» **Exercise task**
Exclude the pictures, then repeat the remaining data exactly.
= = = = =
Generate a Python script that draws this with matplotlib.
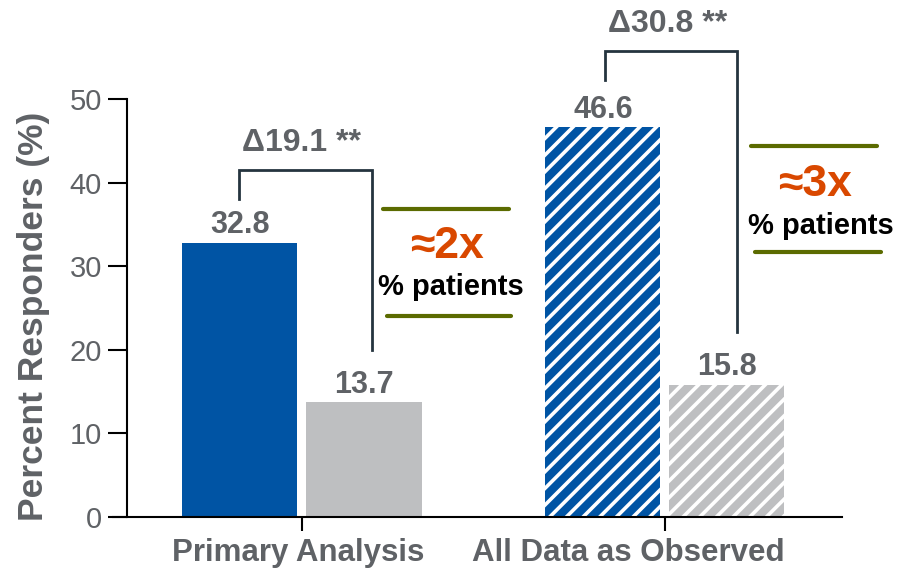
import matplotlib
matplotlib.use("Agg")
import matplotlib.pyplot as plt

plt.rcParams['font.family'] = ['Liberation Sans', 'DejaVu Sans']
plt.rcParams['hatch.linewidth'] = 2.6

# Data
groups = ["Primary Analysis", "All Data as Observed"]
active = [32.8, 46.6]
control = [13.7, 15.8]
deltas = ["\u039419.1 **", "\u039430.8 **"]
ratios = ["\u22482x", "\u22483x"]
yticks = [0, 10, 20, 30, 40, 50]

BLUE = "#0054a4"
GREY = "#bebfc1"
TXT = "#5f6266"
BRACKET = "#25343f"
OLIVE = "#5b6b00"
ORANGE = "#d94800"

fig = plt.figure(figsize=(8.97, 5.68), dpi=100)
ax = fig.add_axes([0.1416, 0.0898, 0.7971, 0.7359])

w = 0.317
off = 0.171
hatches = [None, "//"]
for i, g in enumerate(groups):
    h = hatches[i]
    ax.bar(i - off, active[i], width=w, color=BLUE, hatch=h,
           edgecolor="white" if h else BLUE, linewidth=0, zorder=2)
    ax.bar(i + off, control[i], width=w, color=GREY, hatch=h,
           edgecolor="white" if h else GREY, linewidth=0, zorder=2)
    for x, v in ((i - off, active[i]), (i + off, control[i])):
        ax.text(x, v + 0.3, f"{v}", ha="center", va="bottom",
                fontsize=22, fontweight="bold", color=TXT)

# Difference brackets
brackets = [(-0.174, 0.193, 38.0, 41.5, 20.0),
            (1 - 0.165, 1 + 0.198, 52.3, 55.75, 22.1)]
for (xl, xr, yl, yt, yr), d in zip(brackets, deltas):
    ax.plot([xl, xl, xr, xr], [yl, yt, yt, yr], color=BRACKET, lw=2,
            solid_joinstyle="miter", clip_on=False, zorder=3)
    ax.text((xl + xr) / 2 - 0.01, yt + 1.4, d, ha="center", va="bottom",
            fontsize=23, fontweight="bold", color=TXT, clip_on=False)

# Fold-change callouts
callouts = [(0, 0.223, 0.570, 36.8, 0.234, 0.576, 24.1, 0.40, 32.3, 0.41, 27.5),
            (1, 0.237, 0.584, 44.4, 0.248, 0.595, 31.7, 0.413, 39.8, 0.43, 34.8)]
for (g, a0, a1, ya, b0, b1, yb, tx, ty, px, py), r in zip(callouts, ratios):
    ax.plot([g + a0, g + a1], [ya, ya], color=OLIVE, lw=3,
            solid_capstyle="round", clip_on=False)
    ax.plot([g + b0, g + b1], [yb, yb], color=OLIVE, lw=3,
            solid_capstyle="round", clip_on=False)
    ax.text(g + tx, ty, r, ha="center", va="center", fontsize=32,
            fontweight="bold", color=ORANGE, clip_on=False)
    ax.text(g + px, py, "% patients", ha="center", va="center",
            fontsize=21, fontweight="bold", color="black", clip_on=False)

ax.set_xlim(-0.482, 1.488)
ax.set_ylim(0, 50)
ax.set_yticks(yticks)
ax.set_xticks(range(len(groups)))
ax.set_xticklabels([])
# category names under the ticks; the second one sits a bit left of its tick
label_shift = [-0.01, -0.102]
for i, g in enumerate(groups):
    ax.text(i + label_shift[i], -0.086, g, transform=ax.get_xaxis_transform(),
            ha="center", va="center", fontsize=22.5, fontweight="bold",
            color=TXT, clip_on=False)
ax.tick_params(axis="y", labelsize=21, labelcolor=TXT, length=14, width=1.5,
               pad=4)
ax.tick_params(axis="x", length=10, width=1.5)
ax.set_ylabel("Percent Responders (%)", fontsize=25.5, fontweight="bold",
              color=TXT)
ax.yaxis.set_label_coords(-0.108, 0.48)
for s in ("top", "right"):
    ax.spines[s].set_visible(False)
for s in ("left", "bottom"):
    ax.spines[s].set_linewidth(1.5)
ax.spines["bottom"].set_bounds(-0.52, 1.488)

fig.savefig("out.png", dpi=100)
= = = = =
» **Task output**
Generate a Python script that draws this with matplotlib.
import matplotlib
matplotlib.use("Agg")
import matplotlib.pyplot as plt

plt.rcParams['font.family'] = ['Liberation Sans', 'DejaVu Sans']
plt.rcParams['hatch.linewidth'] = 2.6

# Data
groups = ["Primary Analysis", "All Data as Observed"]
active = [32.8, 46.6]
control = [13.7, 15.8]
deltas = ["\u039419.1 **", "\u039430.8 **"]
ratios = ["\u22482x", "\u22483x"]
yticks = [0, 10, 20, 30, 40, 50]

BLUE = "#0054a4"
GREY = "#bebfc1"
TXT = "#5f6266"
BRACKET = "#25343f"
OLIVE = "#5b6b00"
ORANGE = "#d94800"

fig = plt.figure(figsize=(8.97, 5.68), dpi=100)
ax = fig.add_axes([0.1416, 0.0898, 0.7971, 0.7359])

w = 0.317
off = 0.171
hatches = [None, "//"]
for i, g in enumerate(groups):
    h = hatches[i]
    ax.bar(i - off, active[i], width=w, color=BLUE, hatch=h,
           edgecolor="white" if h else BLUE, linewidth=0, zorder=2)
    ax.bar(i + off, control[i], width=w, color=GREY, hatch=h,
           edgecolor="white" if h else GREY, linewidth=0, zorder=2)
    for x, v in ((i - off, active[i]), (i + off, control[i])):
        ax.text(x, v + 0.3, f"{v}", ha="center", va="bottom",
                fontsize=22, fontweight="bold", color=TXT)

# Difference brackets
brackets = [(-0.174, 0.193, 38.0, 41.5, 20.0),
            (1 - 0.165, 1 + 0.198, 52.3, 55.75, 22.1)]
for (xl, xr, yl, yt, yr), d in zip(brackets, deltas):
    ax.plot([xl, xl, xr, xr], [yl, yt, yt, yr], color=BRACKET, lw=2,
            solid_joinstyle="miter", clip_on=False, zorder=3)
    ax.text((xl + xr) / 2 - 0.01, yt + 1.4, d, ha="center", va="bottom",
            fontsize=23, fontweight="bold", color=TXT, clip_on=False)

# Fold-change callouts
callouts = [(0, 0.223, 0.570, 36.8, 0.234, 0.576, 24.1, 0.40, 32.3, 0.41, 27.5),
            (1, 0.237, 0.584, 44.4, 0.248, 0.595, 31.7, 0.413, 39.8, 0.43, 34.8)]
for (g, a0, a1, ya, b0, b1, yb, tx, ty, px, py), r in zip(callouts, ratios):
    ax.plot([g + a0, g + a1], [ya, ya], color=OLIVE, lw=3,
            solid_capstyle="round", clip_on=False)
    ax.plot([g + b0, g + b1], [yb, yb], color=OLIVE, lw=3,
            solid_capstyle="round", clip_on=False)
    ax.text(g + tx, ty, r, ha="center", va="center", fontsize=32,
            fontweight="bold", color=ORANGE, clip_on=False)
    ax.text(g + px, py, "% patients", ha="center", va="center",
            fontsize=21, fontweight="bold", color="black", clip_on=False)

ax.set_xlim(-0.482, 1.488)
ax.set_ylim(0, 50)
ax.set_yticks(yticks)
ax.set_xticks(range(len(groups)))
ax.set_xticklabels([])
# category names under the ticks; the second one sits a bit left of its tick
label_shift = [-0.01, -0.102]
for i, g in enumerate(groups):
    ax.text(i + label_shift[i], -0.086, g, transform=ax.get_xaxis_transform(),
            ha="center", va="center", fontsize=22.5, fontweight="bold",
            color=TXT, clip_on=False)
ax.tick_params(axis="y", labelsize=21, labelcolor=TXT, length=14, width=1.5,
               pad=4)
ax.tick_params(axis="x", length=10, width=1.5)
ax.set_ylabel("Percent Responders (%)", fontsize=25.5, fontweight="bold",
              color=TXT)
ax.yaxis.set_label_coords(-0.108, 0.48)
for s in ("top", "right"):
    ax.spines[s].set_visible(False)
for s in ("left", "bottom"):
    ax.spines[s].set_linewidth(1.5)
ax.spines["bottom"].set_bounds(-0.52, 1.488)

fig.savefig("out.png", dpi=100)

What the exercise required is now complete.